To correct for this, this paper examines the relationship between perceptions and neighborhood dynamics, with a focus on perceptions of neighborhood safety. Focusing on 65 neighborhoods in Los Angeles between 2000 and 2008, I use longitudinal data from the Los Angeles Family and Neighborhood Survey, U.S. Census data, and Los Angeles crime data to examine the influence of crime levels and demographic trends on perceptions of neighborhood safety, including how changes in neighborhood demographic levels and crime rates affect retrospective recollections of neighborhood safety. Building on Quillian and Pager (2001) and Stinchcombe et al. (1980), I hypothesize that changes in crime rate have no effect on shifting perceptions of safety. Instead, I hypothesize that respondents perceive their neighborhoods to become less safe as the percent minority population in a neighborhood grows and that this relationship holds in retrospective models that consider how shifts in local demographics and crime levels change how safe one remembers their neighborhood to have been.

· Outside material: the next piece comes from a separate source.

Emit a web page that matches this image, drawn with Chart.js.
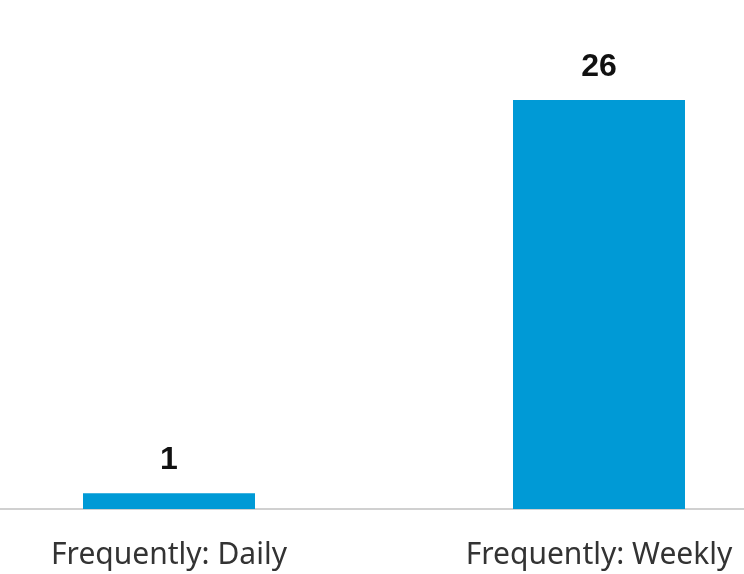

Initial descriptive evidence finds that perceptions of neighborhood safety are highly volatile, with a majority of respondents moving between categories of perceived safety across survey waves. Preliminary results from logistic regressions suggest that respondents’ heightened perceptions of neighborhood danger do not correspond to local crime rates. Additionally, I find some evidence that perceptions of neighborhood safety shift in relation to neighborhood demographic changes, particularly that increases in the percent black or Latino population within a neighborhood significantly predicts an increase in the odds of recalling ones’ neighborhood at an earlier time as safer than at present. Further research will extend these models to explore if disaggregating crimes by type and considering the spillover effects of nearby crimes or neighborhood composition influence respondents’ perceptions of neighborhood safety over time.